It was a white L-shaped house, cement-rendered on the front and weatherboard on the back, with its front door positioned diagonally across the inner angle of the L. The odd shape was dictated by the block, a right-angled triangle on the corner of a long north/south-running street just where it kinked east and then north again. The position was good, a block or two from some shops and the end of a tram line.

We had missed the inspection time, but hopped over the low brick wall around the street side of the block and walked around the house, peering in its grimy windows. From the outside, it didn't look anything fancy; the wooden window-sills and the tiles on the roof were in need of repair; everything needed repainting. Trees stood right up next to walls, and would have to come down.

Around the back, a jerry-built covered walkway led from the kitchen door to the laundry, which was unlocked, so we looked inside. The sinks were concrete troughs; the walls had peeling painted paper sticky-taped over holes in the plaster. And through a rickety door was a festering green toilet teetering on the edge of rotting floorboards.

The kitchen looked dark and uninviting: set into a tiled alcove was a broken-fronted gas stove and an iron-doored wood-stove. We couldn't see much else from the window.

Two lead-lighted sliding doors led from the kitchen to the lounge room, which had pink walls, strange flourescent lights set ornately in the ceiling, and green carpet that resembled a landscape of gently rolling hills. One of the bedrooms on the other branch of the L had the same green carpet, and the other, the biggest, had been stripped back to floorboards.

We made a return visit the following Wednesday, Anzac Day, to have another look. (While we were there, we found something of its former owner's on the ground near the side gate.) We wanted to look underneath the house with a torch at a spot around the back (hidden from public view by a high wooden fence along an alley). Most old houses in Melbourne sit on wooden stumps, which have to be replaced every 20-30 years. This house looked like it hadn't been touched in any way since it was built, so they'd almost certainly have to be re-done, even though they looked dry enough by torchlight. That would be an extra ten grand. We were now estimating that renovating the house would cost over fifty.

Renovations. I've done plenty: I grew up in a big old weatherboard house that required endless painting, inside and out, which took care of my summers through my late teens and early twenties. Jane has done her share, too, at her Mum's place. We weren't itching to do more, but we could face it if we had to. But this place looked like it would stretch the patience of even the most devoted DIY enthusiast. We could at least be sure that we wouldn't be undoing someone's misguided 1970s ideas of home improvement, but there was no way we could do everything that needed to be done ourselves; this was going to cost a lot of money.
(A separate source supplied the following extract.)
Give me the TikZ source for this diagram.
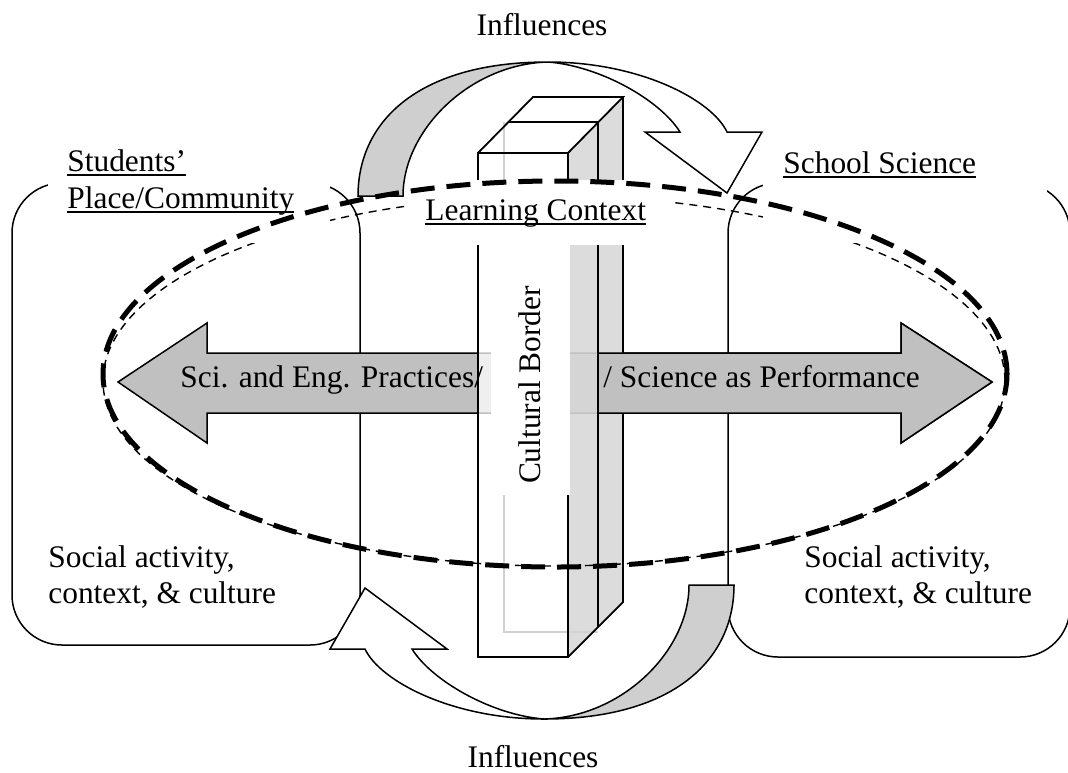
\documentclass[tikz,border=0pt]{standalone}
\usepackage{fontspec}
\setmainfont{Liberation Serif}
\newsavebox\ulbox
\newcommand{\ulin}[1]{\sbox\ulbox{#1}\rlap{\rule[-2.6pt]{\wd\ulbox}{0.9pt}}\usebox\ulbox}
\definecolor{arrowgray}{HTML}{C0C0C0}
\definecolor{crescentgray}{HTML}{CFCFCF}
\definecolor{sidegray}{HTML}{D8D8D8}
\newcommand{\influencearrow}{%
  \filldraw[fill=crescentgray, line width=0.75pt] (358,196) .. controls (358,120) and (420,62) .. (548,62) .. controls (470,64) and (403,130) .. (403,196) -- cycle;
  \filldraw[fill=white, line width=0.75pt, line join=miter] (548,62) .. controls (640,62) and (712,100) .. (727,132) -- (762,132) -- (727,193) -- (645,132) -- (680,132) .. controls (660,100) and (600,66) .. (548,62) -- cycle;
}
\begin{document}
\begin{tikzpicture}[x=0.5pt,y=-0.5pt,
  lbl/.style={font=\fontsize{15.7pt}{18.5pt}\selectfont, inner sep=0pt, anchor=base west},
  boxline/.style={line width=0.75pt, rounded corners=25pt},
  harrow/.style={fill=arrowgray, draw=black, line width=0.75pt, line join=miter},
  pillarline/.style={line width=0.9pt, line join=miter},
  thinell/.style={line width=0.7pt, dash pattern=on 4pt off 3pt},
  thickell/.style={line width=2.5pt, dash pattern=on 12pt off 6pt}]
\useasboundingbox (0,0) rectangle (1068,772);
\clip (0,0) rectangle (1068,772);

% community boxes
\draw[boxline] (12,183) rectangle (360,645);
\draw[boxline] (728,183) rectangle (1070,657);

% horizontal double arrow
\draw[harrow] (118,382) -- (207,323) -- (207,353) -- (901,353) -- (901,323) -- (992,382) -- (901,443) -- (901,413) -- (207,413) -- (207,443) -- cycle;

% pillar (cultural border)
\fill[white, fill opacity=0.75] (478,153) rectangle (568,657);
\fill[sidegray, fill opacity=0.9] (568,153) -- (623,97) -- (623,602) -- (568,657) -- cycle;
\fill[white] (478,153) -- (533,97) -- (623,97) -- (568,153) -- cycle;
\draw[gray!35, line width=0.8pt] (504,122) -- (504,632) -- (598,632);
\draw[pillarline] (478,153) rectangle (568,657);
\draw[pillarline] (478,153) -- (533,97) -- (623,97) -- (568,153);
\draw[pillarline] (623,97) -- (623,602) -- (568,657);
\draw[pillarline] (509,122) -- (598,122);
\fill[white] (491,245) rectangle (569.5,495);
\node[lbl, rotate=90, anchor=base] (cb) at (540,385) {Cultural Border};

% right part of arrow in front of the slice
\fill[arrowgray] (598,353) -- (901,353) -- (901,323) -- (992,382) -- (901,443) -- (901,413) -- (598,413) -- cycle;
\draw[line width=0.75pt, line join=miter] (598,353) -- (901,353) -- (901,323) -- (992,382) -- (901,443) -- (901,413) -- (598,413);
\draw[pillarline] (598,122) -- (598,627);

\node[lbl] (sep) at (180,387) {Sci. and Eng. Practices/};
\node[lbl] (sap) at (603,387) {/ Science as Performance};

% thin dashed ellipse
\draw[thinell] (554,381) ellipse [x radius=225.5pt, y radius=92.5pt];

% label boxes
\fill[white] (48,118) rectangle (330,243);
\fill[white] (763,118) rectangle (1047,243);
\node[lbl] (stu1) at (67,171) {\ulin{Students’}};
\node[lbl] (stu2) at (67,208) {\ulin{Place/Community}};
\node[lbl] (ss) at (783,173) {\ulin{School Science}};
\fill[white] (405,180) rectangle (675,245);
\node[lbl] (lc) at (425,220) {\ulin{Learning Context}};

% curved influence arrows
\influencearrow
\begin{scope}[rotate around={180:(546,390.5)}]
\influencearrow
\end{scope}

% thick dashed ellipse
\draw[thickell] (555,374) ellipse [x radius=226pt, y radius=96.5pt];

% texts
\node[lbl, anchor=base] (inf1) at (542,35) {Influences};
\node[lbl, anchor=base] (inf2) at (533,767) {Influences};
\node[lbl] (sl1) at (48,567) {Social activity,};
\node[lbl] (sl2) at (48,603) {context, \& culture};
\node[lbl] (sr1) at (804,567) {Social activity,};
\node[lbl] (sr2) at (804,603) {context, \& culture};
\end{tikzpicture}
\end{document}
But if we could get it into a basic, barely-liveable state relatively quickly and cheaply, with a lot of scrubbing and painting and a few essential fixes, we could take a little longer on the major changes while still being able to live in it. If we secured the property cheaply enough, we could do it.

$130,000 plus twenty-five percent equals... about $160,000. Too much. We didn't want to spend more than $150K on a dump like this, location or no location. Would it be enough?

We went back the following Saturday for the open inspection. Inside, the house confirmed its deceased-estate origins: it smelled like the deceased was still present. The whole place stank of stale urine and mould. In the tiny kitchen cupboards, Jane found rat droppings.

It felt even smaller inside than it had looked from outside. At least it had high ceilings—except in the bathroom. That was barely twice the width of the bath, which was set into an alcove scaled to the height of a withered old gent. The pink paint was easily fixed, but I was wondering how (or if) we could squeeze a toilet in here—getting rid of the outside loo would be a priority.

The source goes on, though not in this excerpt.